All of the material below is to be restated word for word, apart from the pictures.

## Start Provided material

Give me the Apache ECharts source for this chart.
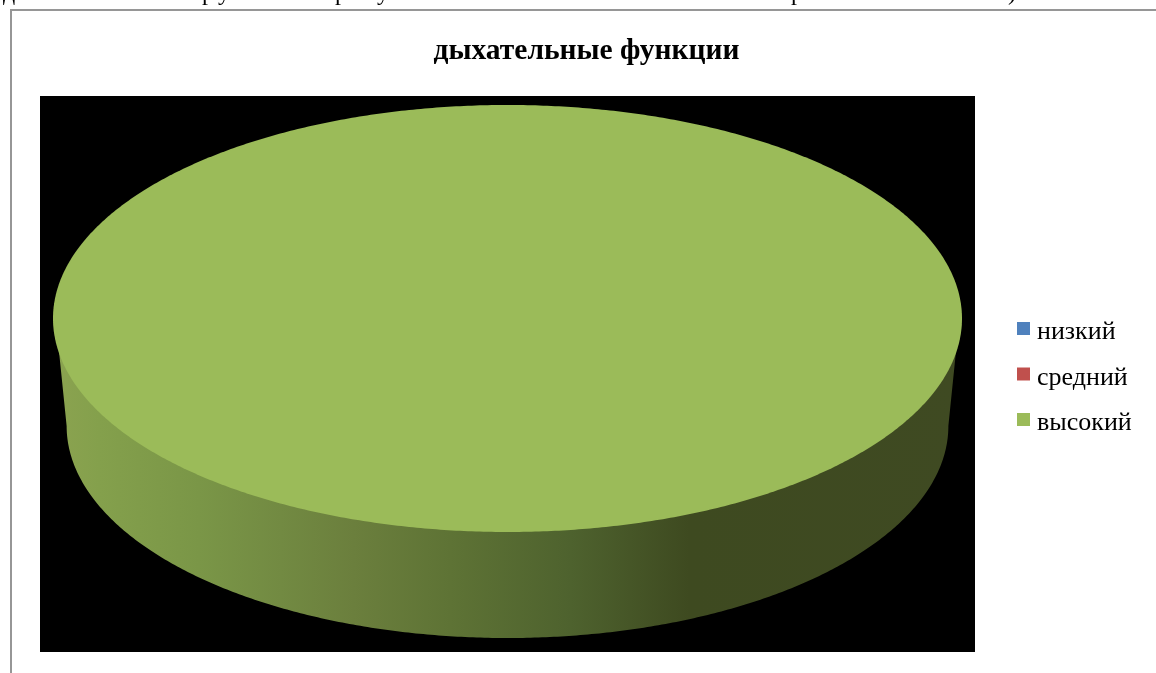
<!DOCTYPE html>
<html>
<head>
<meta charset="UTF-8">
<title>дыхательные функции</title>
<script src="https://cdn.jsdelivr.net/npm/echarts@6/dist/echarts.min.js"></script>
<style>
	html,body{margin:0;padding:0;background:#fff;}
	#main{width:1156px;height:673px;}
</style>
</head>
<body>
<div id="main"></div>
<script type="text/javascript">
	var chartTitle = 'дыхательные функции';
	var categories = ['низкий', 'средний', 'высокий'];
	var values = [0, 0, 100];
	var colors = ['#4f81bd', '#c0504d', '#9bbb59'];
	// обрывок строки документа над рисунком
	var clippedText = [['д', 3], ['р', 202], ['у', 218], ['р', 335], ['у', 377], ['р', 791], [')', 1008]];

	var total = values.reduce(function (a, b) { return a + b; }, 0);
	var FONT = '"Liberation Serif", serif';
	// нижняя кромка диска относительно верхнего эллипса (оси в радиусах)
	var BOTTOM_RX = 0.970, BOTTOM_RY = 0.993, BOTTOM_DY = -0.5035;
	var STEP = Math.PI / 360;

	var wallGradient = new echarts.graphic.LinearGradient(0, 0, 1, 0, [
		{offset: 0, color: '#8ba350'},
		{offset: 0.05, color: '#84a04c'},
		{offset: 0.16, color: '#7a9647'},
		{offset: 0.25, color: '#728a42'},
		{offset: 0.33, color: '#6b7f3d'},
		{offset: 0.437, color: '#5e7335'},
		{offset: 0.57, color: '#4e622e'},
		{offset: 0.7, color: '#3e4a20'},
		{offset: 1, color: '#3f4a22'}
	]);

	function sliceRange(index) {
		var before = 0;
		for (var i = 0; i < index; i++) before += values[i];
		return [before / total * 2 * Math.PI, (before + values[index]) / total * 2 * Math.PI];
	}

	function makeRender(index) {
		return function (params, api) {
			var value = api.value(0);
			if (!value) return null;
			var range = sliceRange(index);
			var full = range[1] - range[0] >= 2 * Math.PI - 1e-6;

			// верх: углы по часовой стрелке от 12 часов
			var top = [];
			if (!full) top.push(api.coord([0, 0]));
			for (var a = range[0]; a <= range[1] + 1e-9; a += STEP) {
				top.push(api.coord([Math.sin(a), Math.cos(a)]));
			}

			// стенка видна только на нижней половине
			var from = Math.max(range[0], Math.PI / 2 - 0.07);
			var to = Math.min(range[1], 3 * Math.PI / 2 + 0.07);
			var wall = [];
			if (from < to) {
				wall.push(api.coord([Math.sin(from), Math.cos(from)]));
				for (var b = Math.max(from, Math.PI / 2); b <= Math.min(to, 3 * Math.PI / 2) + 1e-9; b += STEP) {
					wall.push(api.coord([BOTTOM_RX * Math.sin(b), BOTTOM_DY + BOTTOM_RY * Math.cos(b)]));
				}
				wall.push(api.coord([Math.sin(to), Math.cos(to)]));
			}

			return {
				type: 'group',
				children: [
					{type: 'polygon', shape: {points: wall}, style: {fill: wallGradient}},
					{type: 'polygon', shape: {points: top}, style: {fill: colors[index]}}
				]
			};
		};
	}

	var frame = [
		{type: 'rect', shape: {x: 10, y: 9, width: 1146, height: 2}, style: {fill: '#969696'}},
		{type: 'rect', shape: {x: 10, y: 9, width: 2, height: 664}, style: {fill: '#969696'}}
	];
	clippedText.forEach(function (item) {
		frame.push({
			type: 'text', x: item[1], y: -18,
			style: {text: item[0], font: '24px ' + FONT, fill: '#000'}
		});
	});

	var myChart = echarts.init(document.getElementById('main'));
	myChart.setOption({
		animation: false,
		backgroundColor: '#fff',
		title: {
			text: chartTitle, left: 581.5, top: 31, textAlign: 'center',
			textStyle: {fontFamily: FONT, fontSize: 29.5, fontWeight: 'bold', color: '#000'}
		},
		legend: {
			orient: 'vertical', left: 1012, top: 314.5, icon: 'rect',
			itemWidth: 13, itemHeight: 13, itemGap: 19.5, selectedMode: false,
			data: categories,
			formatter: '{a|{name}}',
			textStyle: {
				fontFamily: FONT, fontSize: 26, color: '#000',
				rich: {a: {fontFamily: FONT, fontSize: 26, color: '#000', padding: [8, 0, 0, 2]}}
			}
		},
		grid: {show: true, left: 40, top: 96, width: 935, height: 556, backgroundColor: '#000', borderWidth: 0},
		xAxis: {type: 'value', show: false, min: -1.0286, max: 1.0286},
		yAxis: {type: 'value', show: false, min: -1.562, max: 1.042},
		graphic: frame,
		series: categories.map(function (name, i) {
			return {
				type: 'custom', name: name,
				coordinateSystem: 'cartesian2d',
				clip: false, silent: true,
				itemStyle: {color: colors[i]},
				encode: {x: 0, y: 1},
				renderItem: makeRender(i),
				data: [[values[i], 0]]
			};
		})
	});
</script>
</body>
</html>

## End Provided material

> Full answer:
Give me the Apache ECharts source for this chart.
<!DOCTYPE html>
<html>
<head>
<meta charset="UTF-8">
<title>дыхательные функции</title>
<script src="https://cdn.jsdelivr.net/npm/echarts@6/dist/echarts.min.js"></script>
<style>
	html,body{margin:0;padding:0;background:#fff;}
	#main{width:1156px;height:673px;}
</style>
</head>
<body>
<div id="main"></div>
<script type="text/javascript">
	var chartTitle = 'дыхательные функции';
	var categories = ['низкий', 'средний', 'высокий'];
	var values = [0, 0, 100];
	var colors = ['#4f81bd', '#c0504d', '#9bbb59'];
	// обрывок строки документа над рисунком
	var clippedText = [['д', 3], ['р', 202], ['у', 218], ['р', 335], ['у', 377], ['р', 791], [')', 1008]];

	var total = values.reduce(function (a, b) { return a + b; }, 0);
	var FONT = '"Liberation Serif", serif';
	// нижняя кромка диска относительно верхнего эллипса (оси в радиусах)
	var BOTTOM_RX = 0.970, BOTTOM_RY = 0.993, BOTTOM_DY = -0.5035;
	var STEP = Math.PI / 360;

	var wallGradient = new echarts.graphic.LinearGradient(0, 0, 1, 0, [
		{offset: 0, color: '#8ba350'},
		{offset: 0.05, color: '#84a04c'},
		{offset: 0.16, color: '#7a9647'},
		{offset: 0.25, color: '#728a42'},
		{offset: 0.33, color: '#6b7f3d'},
		{offset: 0.437, color: '#5e7335'},
		{offset: 0.57, color: '#4e622e'},
		{offset: 0.7, color: '#3e4a20'},
		{offset: 1, color: '#3f4a22'}
	]);

	function sliceRange(index) {
		var before = 0;
		for (var i = 0; i < index; i++) before += values[i];
		return [before / total * 2 * Math.PI, (before + values[index]) / total * 2 * Math.PI];
	}

	function makeRender(index) {
		return function (params, api) {
			var value = api.value(0);
			if (!value) return null;
			var range = sliceRange(index);
			var full = range[1] - range[0] >= 2 * Math.PI - 1e-6;

			// верх: углы по часовой стрелке от 12 часов
			var top = [];
			if (!full) top.push(api.coord([0, 0]));
			for (var a = range[0]; a <= range[1] + 1e-9; a += STEP) {
				top.push(api.coord([Math.sin(a), Math.cos(a)]));
			}

			// стенка видна только на нижней половине
			var from = Math.max(range[0], Math.PI / 2 - 0.07);
			var to = Math.min(range[1], 3 * Math.PI / 2 + 0.07);
			var wall = [];
			if (from < to) {
				wall.push(api.coord([Math.sin(from), Math.cos(from)]));
				for (var b = Math.max(from, Math.PI / 2); b <= Math.min(to, 3 * Math.PI / 2) + 1e-9; b += STEP) {
					wall.push(api.coord([BOTTOM_RX * Math.sin(b), BOTTOM_DY + BOTTOM_RY * Math.cos(b)]));
				}
				wall.push(api.coord([Math.sin(to), Math.cos(to)]));
			}

			return {
				type: 'group',
				children: [
					{type: 'polygon', shape: {points: wall}, style: {fill: wallGradient}},
					{type: 'polygon', shape: {points: top}, style: {fill: colors[index]}}
				]
			};
		};
	}

	var frame = [
		{type: 'rect', shape: {x: 10, y: 9, width: 1146, height: 2}, style: {fill: '#969696'}},
		{type: 'rect', shape: {x: 10, y: 9, width: 2, height: 664}, style: {fill: '#969696'}}
	];
	clippedText.forEach(function (item) {
		frame.push({
			type: 'text', x: item[1], y: -18,
			style: {text: item[0], font: '24px ' + FONT, fill: '#000'}
		});
	});

	var myChart = echarts.init(document.getElementById('main'));
	myChart.setOption({
		animation: false,
		backgroundColor: '#fff',
		title: {
			text: chartTitle, left: 581.5, top: 31, textAlign: 'center',
			textStyle: {fontFamily: FONT, fontSize: 29.5, fontWeight: 'bold', color: '#000'}
		},
		legend: {
			orient: 'vertical', left: 1012, top: 314.5, icon: 'rect',
			itemWidth: 13, itemHeight: 13, itemGap: 19.5, selectedMode: false,
			data: categories,
			formatter: '{a|{name}}',
			textStyle: {
				fontFamily: FONT, fontSize: 26, color: '#000',
				rich: {a: {fontFamily: FONT, fontSize: 26, color: '#000', padding: [8, 0, 0, 2]}}
			}
		},
		grid: {show: true, left: 40, top: 96, width: 935, height: 556, backgroundColor: '#000', borderWidth: 0},
		xAxis: {type: 'value', show: false, min: -1.0286, max: 1.0286},
		yAxis: {type: 'value', show: false, min: -1.562, max: 1.042},
		graphic: frame,
		series: categories.map(function (name, i) {
			return {
				type: 'custom', name: name,
				coordinateSystem: 'cartesian2d',
				clip: false, silent: true,
				itemStyle: {color: colors[i]},
				encode: {x: 0, y: 1},
				renderItem: makeRender(i),
				data: [[values[i], 0]]
			};
		})
	});
</script>
</body>
</html>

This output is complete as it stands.